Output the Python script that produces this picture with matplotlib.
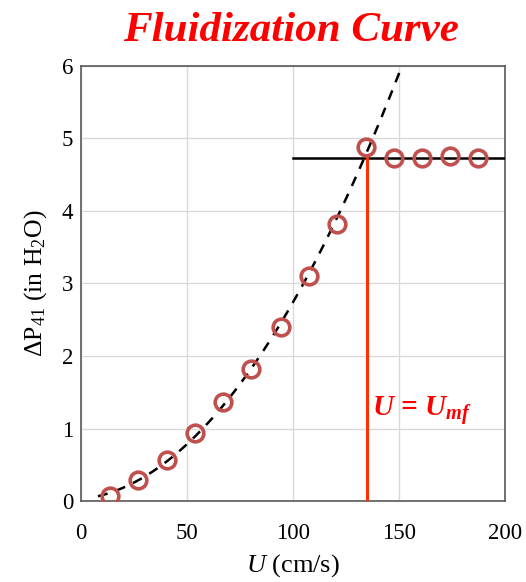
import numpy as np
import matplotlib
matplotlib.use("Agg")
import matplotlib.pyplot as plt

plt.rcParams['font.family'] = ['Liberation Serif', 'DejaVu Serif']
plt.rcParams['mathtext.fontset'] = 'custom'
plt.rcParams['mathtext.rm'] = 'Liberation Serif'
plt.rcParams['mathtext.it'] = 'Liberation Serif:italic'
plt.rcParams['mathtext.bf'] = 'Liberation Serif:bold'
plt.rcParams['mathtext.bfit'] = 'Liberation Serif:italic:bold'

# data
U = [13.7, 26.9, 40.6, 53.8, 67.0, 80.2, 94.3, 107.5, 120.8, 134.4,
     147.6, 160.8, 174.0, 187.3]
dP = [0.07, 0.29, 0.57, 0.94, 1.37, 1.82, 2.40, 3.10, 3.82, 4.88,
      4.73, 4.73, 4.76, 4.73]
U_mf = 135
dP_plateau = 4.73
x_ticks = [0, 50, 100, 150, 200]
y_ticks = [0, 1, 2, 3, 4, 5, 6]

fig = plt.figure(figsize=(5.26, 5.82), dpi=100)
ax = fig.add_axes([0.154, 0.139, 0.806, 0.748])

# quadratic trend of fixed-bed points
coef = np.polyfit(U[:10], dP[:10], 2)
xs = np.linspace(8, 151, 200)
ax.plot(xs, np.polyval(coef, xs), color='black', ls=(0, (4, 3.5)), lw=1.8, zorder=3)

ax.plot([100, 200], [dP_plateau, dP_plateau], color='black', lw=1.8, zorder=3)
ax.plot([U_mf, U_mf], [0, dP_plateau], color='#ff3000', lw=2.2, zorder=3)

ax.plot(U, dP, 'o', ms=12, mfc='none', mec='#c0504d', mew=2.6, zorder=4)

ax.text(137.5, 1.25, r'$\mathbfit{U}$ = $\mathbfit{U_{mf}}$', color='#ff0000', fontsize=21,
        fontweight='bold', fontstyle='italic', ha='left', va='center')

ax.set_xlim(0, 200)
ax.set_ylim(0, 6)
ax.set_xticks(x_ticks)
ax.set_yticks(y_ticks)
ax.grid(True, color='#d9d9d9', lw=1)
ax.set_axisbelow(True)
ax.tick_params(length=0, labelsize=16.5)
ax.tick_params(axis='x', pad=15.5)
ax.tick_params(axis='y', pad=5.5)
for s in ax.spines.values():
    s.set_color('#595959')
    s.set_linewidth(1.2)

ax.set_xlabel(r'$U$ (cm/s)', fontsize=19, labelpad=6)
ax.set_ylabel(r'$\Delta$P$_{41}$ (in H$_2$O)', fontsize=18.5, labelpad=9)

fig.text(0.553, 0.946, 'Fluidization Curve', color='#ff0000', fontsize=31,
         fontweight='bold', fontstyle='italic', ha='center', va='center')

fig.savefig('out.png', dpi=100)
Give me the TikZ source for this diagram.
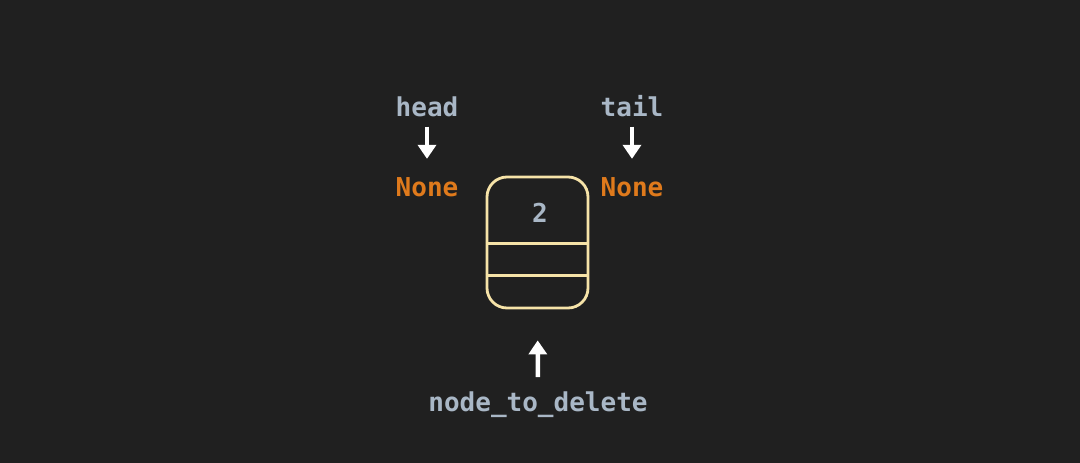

- - -

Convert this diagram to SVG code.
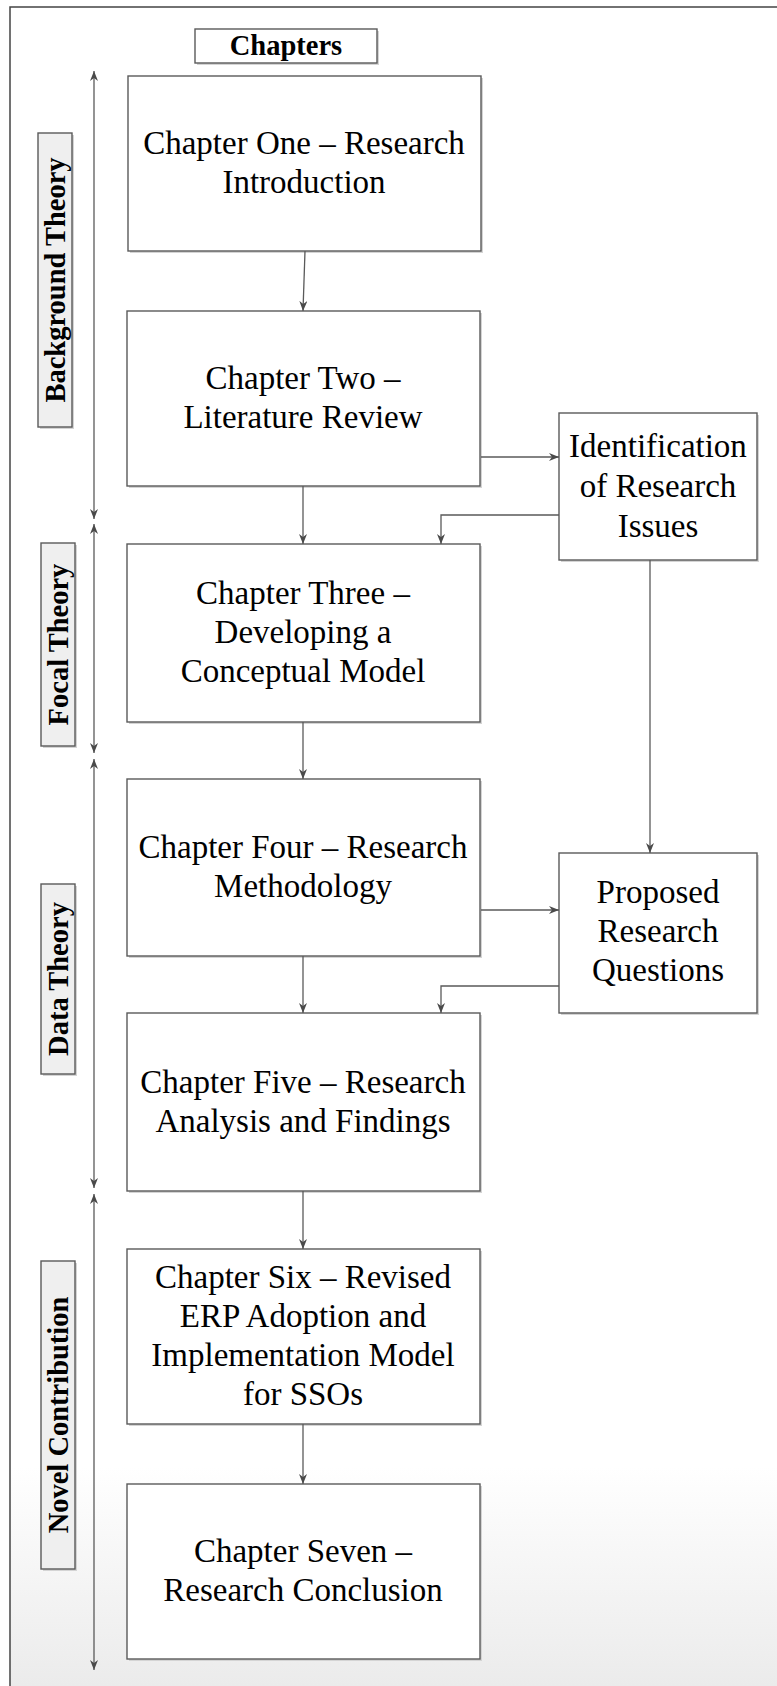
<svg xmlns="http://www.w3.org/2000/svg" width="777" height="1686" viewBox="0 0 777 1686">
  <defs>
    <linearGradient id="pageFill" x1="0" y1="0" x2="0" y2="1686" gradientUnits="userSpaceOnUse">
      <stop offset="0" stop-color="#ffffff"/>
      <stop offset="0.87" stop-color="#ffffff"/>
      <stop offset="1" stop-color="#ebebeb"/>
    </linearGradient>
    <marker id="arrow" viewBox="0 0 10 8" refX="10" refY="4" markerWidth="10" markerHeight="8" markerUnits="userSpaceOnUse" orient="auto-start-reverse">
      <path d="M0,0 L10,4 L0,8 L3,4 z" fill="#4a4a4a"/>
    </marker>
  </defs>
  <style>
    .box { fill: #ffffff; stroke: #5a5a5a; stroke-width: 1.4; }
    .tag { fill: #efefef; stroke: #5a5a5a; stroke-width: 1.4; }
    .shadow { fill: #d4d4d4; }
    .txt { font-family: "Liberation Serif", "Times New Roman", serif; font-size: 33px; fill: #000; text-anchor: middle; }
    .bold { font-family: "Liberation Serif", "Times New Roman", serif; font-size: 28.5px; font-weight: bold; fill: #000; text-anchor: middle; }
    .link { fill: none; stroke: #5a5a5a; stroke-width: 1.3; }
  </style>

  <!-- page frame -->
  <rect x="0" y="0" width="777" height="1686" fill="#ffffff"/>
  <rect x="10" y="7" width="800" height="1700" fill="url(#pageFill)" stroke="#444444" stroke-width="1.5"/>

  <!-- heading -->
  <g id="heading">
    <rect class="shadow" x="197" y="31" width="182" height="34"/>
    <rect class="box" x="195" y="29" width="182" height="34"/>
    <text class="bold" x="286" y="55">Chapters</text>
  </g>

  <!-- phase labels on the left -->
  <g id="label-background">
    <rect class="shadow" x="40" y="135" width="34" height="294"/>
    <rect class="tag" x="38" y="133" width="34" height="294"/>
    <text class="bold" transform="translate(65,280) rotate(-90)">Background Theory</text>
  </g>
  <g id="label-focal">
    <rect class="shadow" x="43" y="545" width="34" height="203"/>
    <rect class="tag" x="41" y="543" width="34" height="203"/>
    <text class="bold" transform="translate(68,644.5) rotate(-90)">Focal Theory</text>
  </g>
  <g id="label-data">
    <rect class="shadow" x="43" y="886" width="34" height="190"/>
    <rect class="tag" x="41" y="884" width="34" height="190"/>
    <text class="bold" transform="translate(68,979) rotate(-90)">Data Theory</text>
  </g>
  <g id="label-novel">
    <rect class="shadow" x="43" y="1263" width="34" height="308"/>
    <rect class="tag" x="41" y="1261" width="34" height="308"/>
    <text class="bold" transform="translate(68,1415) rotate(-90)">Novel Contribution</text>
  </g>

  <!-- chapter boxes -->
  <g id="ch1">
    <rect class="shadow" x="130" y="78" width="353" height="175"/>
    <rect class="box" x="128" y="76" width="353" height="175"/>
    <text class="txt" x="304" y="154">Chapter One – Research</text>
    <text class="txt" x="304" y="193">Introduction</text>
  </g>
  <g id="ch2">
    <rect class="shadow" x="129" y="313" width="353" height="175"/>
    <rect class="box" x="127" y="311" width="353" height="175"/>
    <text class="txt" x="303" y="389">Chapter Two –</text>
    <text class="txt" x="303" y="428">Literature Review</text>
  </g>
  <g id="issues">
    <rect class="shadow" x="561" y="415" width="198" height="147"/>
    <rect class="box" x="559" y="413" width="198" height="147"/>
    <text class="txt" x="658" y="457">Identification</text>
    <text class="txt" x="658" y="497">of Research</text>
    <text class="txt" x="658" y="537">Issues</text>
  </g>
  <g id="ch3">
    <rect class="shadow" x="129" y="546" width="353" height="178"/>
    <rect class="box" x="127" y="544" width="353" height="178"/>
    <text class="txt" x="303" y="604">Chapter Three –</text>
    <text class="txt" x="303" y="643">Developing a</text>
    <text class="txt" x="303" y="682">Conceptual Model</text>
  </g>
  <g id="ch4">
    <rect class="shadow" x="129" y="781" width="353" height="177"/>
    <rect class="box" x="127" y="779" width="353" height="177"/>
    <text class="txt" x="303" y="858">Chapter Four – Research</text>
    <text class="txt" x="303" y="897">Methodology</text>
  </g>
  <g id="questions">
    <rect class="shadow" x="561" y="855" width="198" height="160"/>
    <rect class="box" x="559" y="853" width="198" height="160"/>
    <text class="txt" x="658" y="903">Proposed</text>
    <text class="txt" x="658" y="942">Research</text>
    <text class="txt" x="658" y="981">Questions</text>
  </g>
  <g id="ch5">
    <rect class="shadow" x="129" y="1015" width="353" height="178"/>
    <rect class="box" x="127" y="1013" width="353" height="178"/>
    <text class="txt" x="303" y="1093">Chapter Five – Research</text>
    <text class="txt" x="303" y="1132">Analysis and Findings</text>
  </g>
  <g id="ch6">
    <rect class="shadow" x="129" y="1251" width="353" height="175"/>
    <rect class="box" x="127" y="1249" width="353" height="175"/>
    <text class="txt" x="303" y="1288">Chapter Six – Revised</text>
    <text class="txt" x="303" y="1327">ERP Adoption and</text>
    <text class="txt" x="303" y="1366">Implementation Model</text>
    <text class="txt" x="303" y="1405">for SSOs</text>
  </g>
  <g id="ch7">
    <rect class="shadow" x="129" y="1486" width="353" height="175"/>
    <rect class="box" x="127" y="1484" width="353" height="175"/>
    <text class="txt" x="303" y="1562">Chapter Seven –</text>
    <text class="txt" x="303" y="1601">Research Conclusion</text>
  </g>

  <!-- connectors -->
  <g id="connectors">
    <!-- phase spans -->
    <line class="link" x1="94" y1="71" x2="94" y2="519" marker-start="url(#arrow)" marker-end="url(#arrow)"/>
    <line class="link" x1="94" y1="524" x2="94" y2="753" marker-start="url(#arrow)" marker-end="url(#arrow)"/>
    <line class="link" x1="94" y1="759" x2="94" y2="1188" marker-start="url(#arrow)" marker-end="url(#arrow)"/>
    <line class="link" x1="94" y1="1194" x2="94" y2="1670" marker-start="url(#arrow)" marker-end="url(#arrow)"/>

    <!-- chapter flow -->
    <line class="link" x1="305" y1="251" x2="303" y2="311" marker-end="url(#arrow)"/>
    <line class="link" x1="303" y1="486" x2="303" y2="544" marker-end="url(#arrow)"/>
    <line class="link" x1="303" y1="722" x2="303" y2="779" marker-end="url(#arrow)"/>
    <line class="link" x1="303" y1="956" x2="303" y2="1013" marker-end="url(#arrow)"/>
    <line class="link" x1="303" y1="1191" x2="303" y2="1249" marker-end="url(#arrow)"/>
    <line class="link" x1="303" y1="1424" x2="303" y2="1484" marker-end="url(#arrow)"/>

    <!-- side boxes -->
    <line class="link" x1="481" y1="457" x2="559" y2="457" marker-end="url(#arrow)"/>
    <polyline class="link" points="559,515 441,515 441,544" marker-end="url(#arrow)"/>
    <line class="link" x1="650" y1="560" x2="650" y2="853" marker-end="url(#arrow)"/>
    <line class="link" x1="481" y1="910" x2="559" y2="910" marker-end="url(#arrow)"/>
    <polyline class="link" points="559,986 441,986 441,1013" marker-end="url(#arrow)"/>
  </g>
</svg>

- - -

● **Set problem**
Only the lines from the one with "Output the Python" through the one with "import matplotlib.pyplot as plt" belong in your copy; retype them exactly and drop any pictures.

● **The answer**
Output the Python script that produces this picture with matplotlib.
import numpy as np
import matplotlib
matplotlib.use("Agg")
import matplotlib.pyplot as plt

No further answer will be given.